Soloman Grey has lived in Egypt for the past decade. His own scandal chased him out of London, and he’s built a new life for himself as an adventurer and explorer. Because of the gossip that ruined him, he doesn’t trust anyone, and he constantly vows that he’ll never so much as glance at a pretty woman ever again.
But when Soloman meets Theo, he’s dragged into her world in a dozen ways he never intended. She’s beautiful, funny, and lonely, and he can’t resist. Yet, he’s the bastard son of an earl, so he could never be worthy of her. When her relatives would do anything to keep them apart, dare he risk all to have her for his very own?

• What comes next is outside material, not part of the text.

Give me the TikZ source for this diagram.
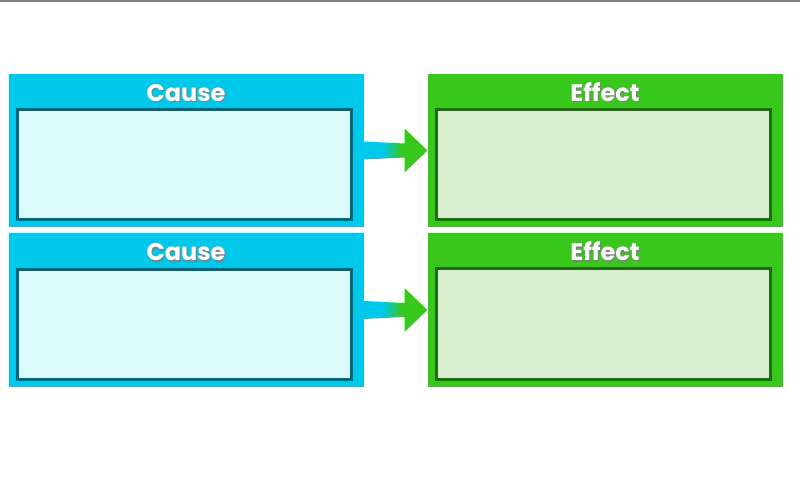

Gosh, I try so hard to like this sort of book. I really do. I really want to. But, while this was a fine book, it certainly didn’t light my fire. Victorian romances (yes, despite that deceptive cover it is a Victorian romance) just so often include things that annoy me and I don’t just mean because of the supposed conservatism of the time. But the common elements of the books (I’m trying not to say tropes, because i’m not really talking tropes) frequently annoy me.

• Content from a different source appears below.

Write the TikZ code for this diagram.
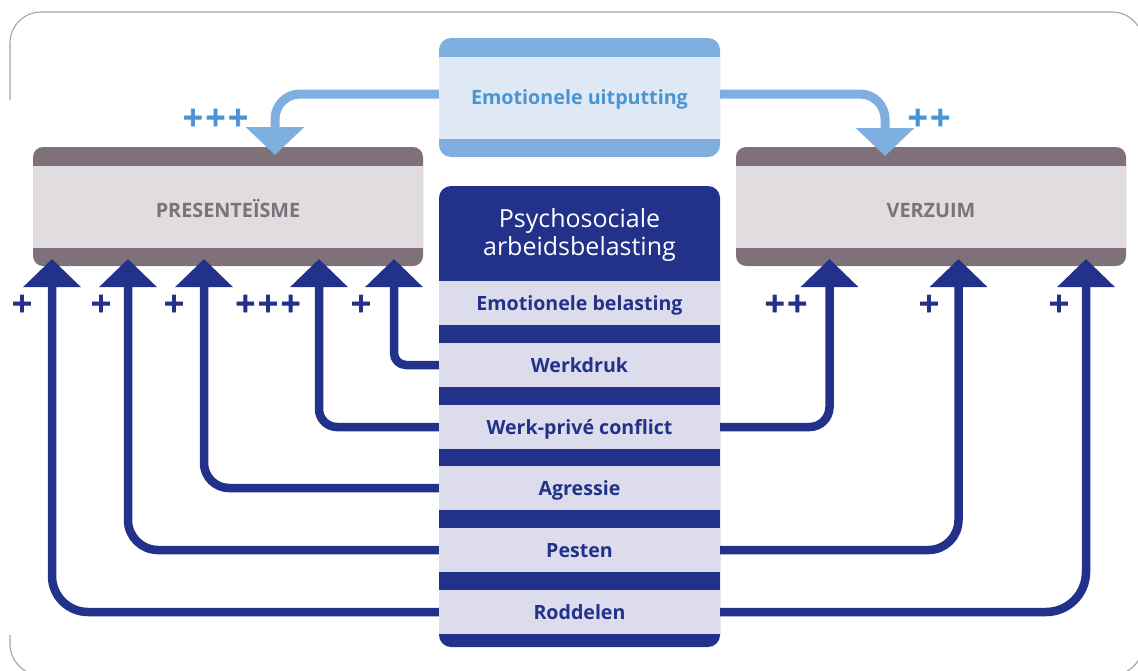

One of the big one revolves around the sex scenes. Two things I strongly dislike in a sex scene: the idea that a woman’s vagina is a button and a man just has to touch it once and, click, she’ll orgasim. This especially enrages me when dealing with virgins. And two, the innocent little wide-eyed virgin that orgasims (usually at a simple touch) who then has to ask, “What was that?” “What’s happening to my body?” Gah, I hate this so much, I just can’t tell you how much! And these sorts of books always seem to have this scene, this one included. It’s the whole representation of women, their bodies and their sexuality that makes me want to kick a puppy or something.
Similarly, so often these sorts of books, this one included, always have to girl putting herself out there and the man never emotionally reaching for her (often ‘for her own good). This one felt especially egregious in this department to me. Theo spent the whole book informing Soloman that he’s a good man and she wanted him. Then we had the obligatory separation and she suffered horribly. But when he decided he wanted her again, he came to her and forced her to expose all her vulnerabilities and tell him she wanted him before he’d say he wanted her. I never felt that he was contrite over his behavior and he was never in an emotionally vulnerable position for her, that was ALWAYS her place.
The writing itself is fine. There was a tendency to repeat phrases. Several times men ‘sat back grinning and preening.’ People had a tendency to grab one another and then be ‘kissing and kissing.’ I also felt a little of the language was anachronistic, but it was more an over all impression than anything specific. Did woman say butt out in Victorian times? Maybe they did, but the bold way women spoke in general sometimes didn’t feel right to me. But overall the writing was fine. There’s some amusing banter between Theo and Soloman (though not always believable). It’s not a bad book and if such books didn’t annoy me in general, no matter how often I give them another try, I might have liked it more. As it was I’m barely keeping my rating about the centre mark.